Regia di Pedro Almodóvar vedi scheda film
Le stravaganze della vita diventano nel cinema almodòvariano le regole dell’esistenza. Nel suo eccedere verso l’inverosimile che acquista lo status di ordinario, Almodòvar riesce a imporre il suo modo di concepire il cinema (che poi è vita, dopotutto) in nome dell’eccentricità al potere, del fuori-dal-comune che inevitabilmente diviene comune. La capacità del regista di realizzare questo intento bizzarro raggiunge il suo apice con Carne tremula, l’opera più matura del primo periodo della sua carriera (film-cerniera con Tutto su mia madre). Il respiro è arioso, la storia è corale, il registro è variabile. L’arco narrativo si snoda lungo ventiquattro anni, in tre momenti: il primo, abbastanza breve fa fulminante, con un parto metropolitano; il secondo, vent’anni dopo, con il bambino cresciuto e diventato ormai uomo, che si innamora di una ricca tossica – più altri personaggi che girano intorno ai due; il terzo, quattro anni più tardi, con il protagonista uscito dal carcere e impegnato in una sorta di educazione sessuale-formativa. Il merito maggiore che si può attribuire a Carne tremula è la sua varietà stilistica. In teoria è un melodramma, che è la corda più adeguata dell’autore, ma le virate verso altri generi sono ben evidenti. Si va dal poliziesco al giallo, dalla commedia al dramma, dal grottesco all’erotico.

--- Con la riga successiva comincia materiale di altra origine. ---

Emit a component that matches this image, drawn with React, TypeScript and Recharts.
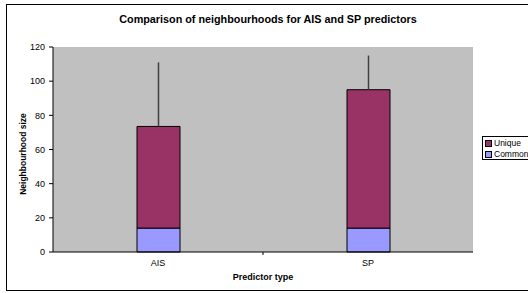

È la summa del cinema almodòvariano di prima maniera, c’è tutto quello che ti aspetti da tale autore. Tracima sensualità, appassiona per la fluidità con la quale affronta una storia che altri registi non avrebbero saputo snodare in poco più di un’ora e mezza (tra l’altro senza una sbavatura, priva di qualunque passaggio inutile), gioca con le emozioni dei suoi personaggi borderline a suon di canzoni veementi e colori esplosivi. Pur essendo un plot drammatico (non convenzionalmente, però), la fotografia e le scelte cromatiche impiegate si muovono su espressioni tutt’altro che tetre o tenebrose: è la fiera intensa del rosso e l’arancio, del giallo e il viola, ossia di tutti quei colori singolari e caldi che tu non ti aspetti in un film del genere (sempre se non conosci Almodòvar).

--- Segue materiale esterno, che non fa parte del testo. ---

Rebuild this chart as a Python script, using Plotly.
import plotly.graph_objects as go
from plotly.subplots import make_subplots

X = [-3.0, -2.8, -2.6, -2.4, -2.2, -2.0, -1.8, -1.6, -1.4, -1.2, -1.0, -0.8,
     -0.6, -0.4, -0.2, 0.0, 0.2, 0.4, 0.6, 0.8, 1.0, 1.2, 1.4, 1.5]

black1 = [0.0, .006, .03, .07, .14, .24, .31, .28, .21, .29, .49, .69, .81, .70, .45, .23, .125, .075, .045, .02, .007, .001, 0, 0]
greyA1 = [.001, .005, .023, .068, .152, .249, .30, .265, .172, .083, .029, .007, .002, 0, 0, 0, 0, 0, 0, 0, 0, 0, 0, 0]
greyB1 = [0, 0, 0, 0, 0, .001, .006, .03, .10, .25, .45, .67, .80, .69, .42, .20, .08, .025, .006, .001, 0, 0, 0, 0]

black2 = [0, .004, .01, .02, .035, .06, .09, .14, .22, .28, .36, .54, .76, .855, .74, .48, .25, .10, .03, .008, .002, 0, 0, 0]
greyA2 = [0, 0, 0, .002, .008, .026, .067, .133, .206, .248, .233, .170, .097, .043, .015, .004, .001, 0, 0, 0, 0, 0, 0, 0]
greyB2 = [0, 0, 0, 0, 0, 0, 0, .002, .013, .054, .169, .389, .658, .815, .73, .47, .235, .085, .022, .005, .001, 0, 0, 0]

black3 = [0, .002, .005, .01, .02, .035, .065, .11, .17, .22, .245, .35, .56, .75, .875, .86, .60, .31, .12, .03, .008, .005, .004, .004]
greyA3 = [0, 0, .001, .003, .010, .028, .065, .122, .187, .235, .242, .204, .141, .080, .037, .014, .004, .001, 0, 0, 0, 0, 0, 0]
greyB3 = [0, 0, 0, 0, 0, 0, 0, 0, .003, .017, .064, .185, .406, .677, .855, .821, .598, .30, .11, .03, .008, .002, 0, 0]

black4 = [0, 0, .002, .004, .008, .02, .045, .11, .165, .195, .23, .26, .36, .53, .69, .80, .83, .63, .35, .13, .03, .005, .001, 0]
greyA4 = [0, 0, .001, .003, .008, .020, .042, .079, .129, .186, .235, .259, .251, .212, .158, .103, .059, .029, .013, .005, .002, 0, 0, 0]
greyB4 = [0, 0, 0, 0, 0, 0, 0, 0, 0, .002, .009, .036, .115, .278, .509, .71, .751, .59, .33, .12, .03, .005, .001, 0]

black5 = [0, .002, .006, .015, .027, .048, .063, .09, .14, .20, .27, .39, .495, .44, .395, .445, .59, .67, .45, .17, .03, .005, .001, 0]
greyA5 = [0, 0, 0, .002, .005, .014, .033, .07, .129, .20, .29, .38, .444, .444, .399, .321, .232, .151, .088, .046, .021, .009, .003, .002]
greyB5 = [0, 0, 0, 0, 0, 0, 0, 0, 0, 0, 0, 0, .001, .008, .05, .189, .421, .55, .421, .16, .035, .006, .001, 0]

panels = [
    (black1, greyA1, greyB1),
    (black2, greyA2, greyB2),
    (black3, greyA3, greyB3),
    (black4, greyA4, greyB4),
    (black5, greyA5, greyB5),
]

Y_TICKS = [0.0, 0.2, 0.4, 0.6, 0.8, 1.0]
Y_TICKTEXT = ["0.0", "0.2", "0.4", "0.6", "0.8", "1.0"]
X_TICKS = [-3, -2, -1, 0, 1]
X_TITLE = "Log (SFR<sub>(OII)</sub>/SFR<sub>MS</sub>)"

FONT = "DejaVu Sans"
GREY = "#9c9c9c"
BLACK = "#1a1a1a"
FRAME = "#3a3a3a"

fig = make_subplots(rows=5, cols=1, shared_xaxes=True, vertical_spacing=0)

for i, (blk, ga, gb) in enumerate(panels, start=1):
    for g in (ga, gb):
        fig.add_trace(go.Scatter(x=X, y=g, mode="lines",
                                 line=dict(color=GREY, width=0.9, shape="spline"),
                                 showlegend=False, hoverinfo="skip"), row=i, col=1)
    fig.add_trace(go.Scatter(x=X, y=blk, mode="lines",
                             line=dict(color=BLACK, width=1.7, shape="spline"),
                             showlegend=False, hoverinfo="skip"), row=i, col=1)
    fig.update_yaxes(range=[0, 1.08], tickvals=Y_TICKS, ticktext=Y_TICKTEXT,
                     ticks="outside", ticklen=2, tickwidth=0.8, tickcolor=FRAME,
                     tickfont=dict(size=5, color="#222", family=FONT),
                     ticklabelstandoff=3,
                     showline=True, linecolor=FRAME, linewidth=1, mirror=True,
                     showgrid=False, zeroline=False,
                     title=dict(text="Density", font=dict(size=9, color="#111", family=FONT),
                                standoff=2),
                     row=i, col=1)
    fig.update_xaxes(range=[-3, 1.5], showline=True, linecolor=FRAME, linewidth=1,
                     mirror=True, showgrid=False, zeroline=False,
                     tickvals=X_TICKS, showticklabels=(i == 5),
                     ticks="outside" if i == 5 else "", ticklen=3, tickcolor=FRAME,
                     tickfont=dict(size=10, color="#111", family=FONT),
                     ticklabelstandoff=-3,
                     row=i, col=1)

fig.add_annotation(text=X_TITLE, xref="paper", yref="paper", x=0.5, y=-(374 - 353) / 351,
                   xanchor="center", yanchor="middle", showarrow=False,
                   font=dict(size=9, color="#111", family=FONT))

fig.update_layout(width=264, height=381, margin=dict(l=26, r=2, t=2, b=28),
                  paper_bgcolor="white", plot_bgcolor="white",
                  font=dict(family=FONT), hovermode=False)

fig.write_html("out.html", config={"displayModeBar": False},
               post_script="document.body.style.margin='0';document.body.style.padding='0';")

Ragionandoci un po’ su, è un film cupo: in fondo non vivono esistenze esaltanti i cinque personaggi che ballano la storia e abitano il racconto. Anzi, tutti vivono in condizioni al limite, sia fisico che psicologico (chi sta in carrozzella, chi si droga, chi vuole divorziare ma non ci riesce, chi è possessivo, chi non ancora trova il suo posto nel mondo, chi partorisce in tram…), e Madrid, nelle sue contraddizioni e nelle sue luci misteriose, ne è la cornice perfetta. Inoltre, c’è un insolito sangue politico che scorre nelle vene del regista, fino ad allora avulso dal denunciare realtà sociali a livello militante: il protagonista nasce in pieno regime franchista, cresce nella democrazia e nell’epilogo si rende conto che oramai “è da molto tempo che la Spagna non ha più paura”. Una certa consapevolezza politica si aggira nei meandri turgidi di questo brillante e fremente fotoromanzo d’appendice. L’ennesima contaminazione del geniale autore.